Two Schlitterbahn water park employees were found not guilty of obstructing justice in connection with a Kansas child's death.
Two Kansas employees of the Schlitterbahn water park have been acquitted in connection with the 2016 death of a 10-year-old who was decapitated while riding a massive water slide.
David Hughes and John Zalsman were found not guilty of obstructing justice in the investigation of Caleb Schwab's death. The child, whose father is a Kansas legislator, was killed on the 17-story Verruckt, billed as the world's tallest water slide.
Zalsman's attorney accused prosecutors of being "sloppy" and overreaching in trying to push the workers into turning on higher-ups in the company that owned the park. The two men, who were maintenance workers, are the first employees to stand trial in the child's death. A park owner and the slide's designer have pleaded not guilty to second-degree murder.
Caleb was in a raft that became airborne and slammed into a pole supporting an overhead net meant to keep riders from flying off the slide. Two women on the vessel were also injured.
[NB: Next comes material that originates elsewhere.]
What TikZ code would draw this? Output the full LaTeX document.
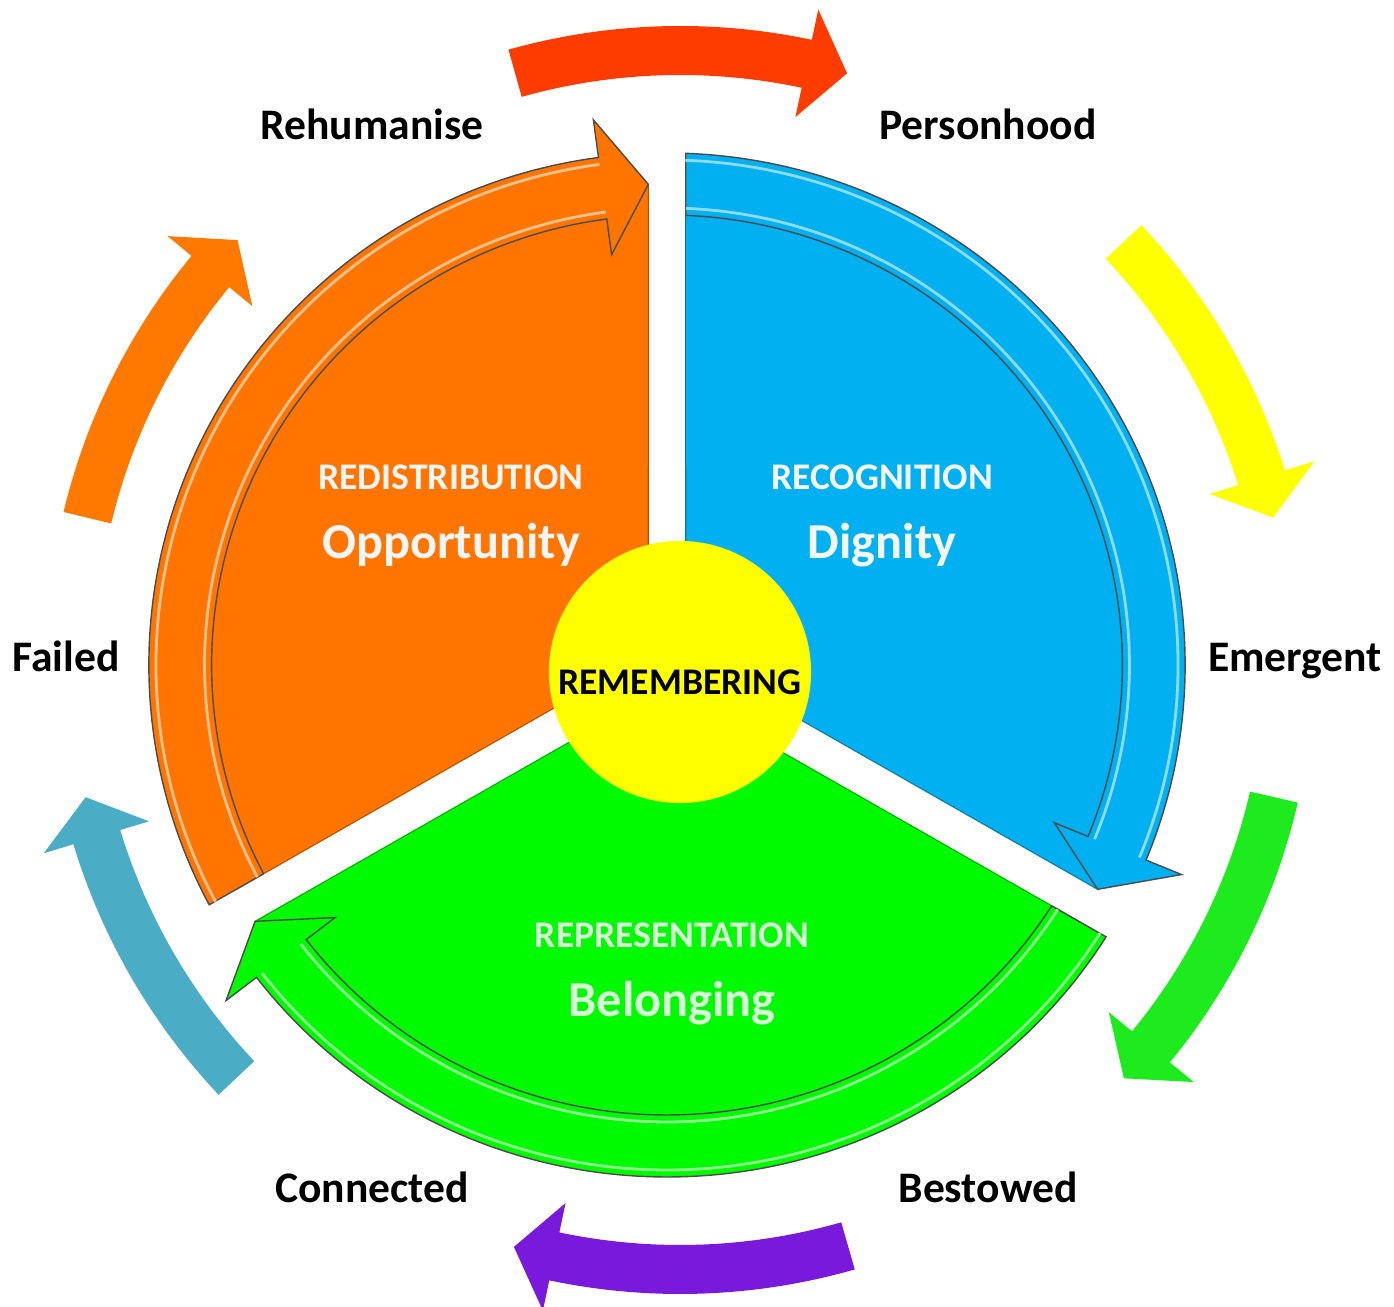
\documentclass[tikz,border=0pt]{standalone}
\usepackage{fontspec}
\setmainfont{Carlito}
\usepackage{tikz}
\usetikzlibrary{positioning, calc}
\definecolor{pieorange}{RGB}{255,117,0}
\definecolor{pieblue}{RGB}{0,176,240}
\definecolor{piegreen}{RGB}{0,250,0}
\definecolor{hubyellow}{RGB}{255,255,0}
\definecolor{ringred}{RGB}{255,60,0}
\definecolor{ringyellow}{RGB}{255,255,0}
\definecolor{ringgreen}{RGB}{30,235,30}
\definecolor{ringpurple}{RGB}{120,25,220}
\definecolor{ringteal}{RGB}{75,172,198}
\definecolor{ringorange}{RGB}{255,120,0}
\definecolor{pale}{RGB}{215,255,215}
\tikzstyle{pielabel}=[font=\fontsize{12.4}{14}\selectfont\bfseries, anchor=base]
\tikzstyle{headtext}=[font=\fontsize{10.7}{12}\selectfont\bfseries, text=white!96!black, anchor=base]
\tikzstyle{bigtext}=[font=\fontsize{14.3}{16}\selectfont\bfseries, text=white!96!black, anchor=base]
\tikzstyle{hubcircle}=[circle, fill=hubyellow, minimum size=2.62cm, inner sep=0pt]
\tikzstyle{bandline}=[draw=black!70, line width=0.4pt]
\tikzstyle{shine}=[line width=0.8pt]

\begin{document}
\begin{tikzpicture}[x=0.01cm, y=0.01cm]
    \useasboundingbox (-667,-647) rectangle (727,660);

    \foreach \b/\d/\col [evaluate=\d as \c using \d+3.9]
        in {105.7/74.1/ringred, 43.3/13.5/ringyellow, -13/-43.3/ringgreen,
            286/254.2/ringpurple, 223.3/193/ringteal, 166.5/136.5/ringorange}
        \fill[\col, shift={(13,0)}] (\b:634) arc[start angle=\b, end angle=\c, radius=634]
            -- (\c:665) -- (\d:610) -- (\c:555) -- (\c:585)
            arc[start angle=\c, end angle=\b, radius=585] -- cycle;

    \begin{scope}[shift={(0,-5)}, xscale=1.012]
    \foreach \t/\col [evaluate=\t as \bis using \t-60,
                      evaluate=\t as \ta using \t-2.07, evaluate=\t as \tb using \t-2.36,
                      evaluate=\t as \tm using \t-2.2, evaluate=\t as \hm using \t-120+2.2,
                      evaluate=\t as \hb using \t-120+7.6]
        in {210/pieorange, 90/pieblue, 330/piegreen}
    {
        \filldraw[fill=\col, draw=\col!70!black, line width=0.3pt] (\bis:21.4) -- (\hm:481)
            arc[start angle=\hm, end angle=\tm, radius=481] -- cycle;
        \filldraw[fill=\col, bandline] (\ta:512) arc[start angle=\ta, end angle=\hb, radius=512]
            -- (\hb:550) -- (\hm:481) -- (\hb:414) -- (\hb:450)
            arc[start angle=\hb, end angle=\tb, radius=450] -- cycle;
        \draw[shine, \col!45!white] (\tb:457) arc[start angle=\tb, end angle=\hb, radius=457];
        \draw[shine, \col!45!white] (\ta:505) arc[start angle=\ta, end angle=\hb, radius=505];
    }
    \end{scope}

    \node[hubcircle] (hub) at (13,-12) {};
    \node[pielabel] (hubtext) at (13,-35) {\fontsize{10.7}{12}\selectfont REMEMBERING};

    \node[headtext] (redist) at (-216,170) {REDISTRIBUTION};
    \node[bigtext] (opport) at ([yshift=-0.68cm]redist.base) {Opportunity};
    \node[headtext] (recog) at (215,170) {RECOGNITION};
    \node[bigtext] (dignity) at ([yshift=-0.68cm]recog.base) {Dignity};
    \node[headtext, text=pale] (repres) at (5,-288) {REPRESENTATION};
    \node[bigtext, text=pale] (belong) at ([yshift=-0.68cm]repres.base) {Belonging};

    \node[pielabel] (rehum) at (-295,520) {Rehumanise};
    \node[pielabel] (person) at (321,520) {Personhood};
    \node[pielabel] (failed) at (-601,-12) {Failed};
    \node[pielabel] (emerg) at (628,-12) {Emergent};
    \node[pielabel] (connect) at (-295,-543) {Connected};
    \node[pielabel] (bestow) at (321,-543) {Bestowed};
\end{tikzpicture}
\end{document}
Prosecutors said Hughes and Zalsman failed to replace a braking mat that had fallen off the slide two weeks before. Defense lawyers countered that prosecuting attorneys didn't understand how the ride functioned.
"These are just two good old boys, they're hard-working guys and because they're the only two adults in the room they get singled out and have to get charged ," Scott Toth, the attorney for Hughes, told jurors.
The most serious charges from Caleb's death are against one of Schlitterbahn's owners, Jeff Henry, Verruckt designer John Schooley and general contractor Henry & Sons Constructions. They are charged with second-degree murder, aggravated battery and aggravated endangerment of a child.
All have pleaded not guilty. Their trials have not been scheduled.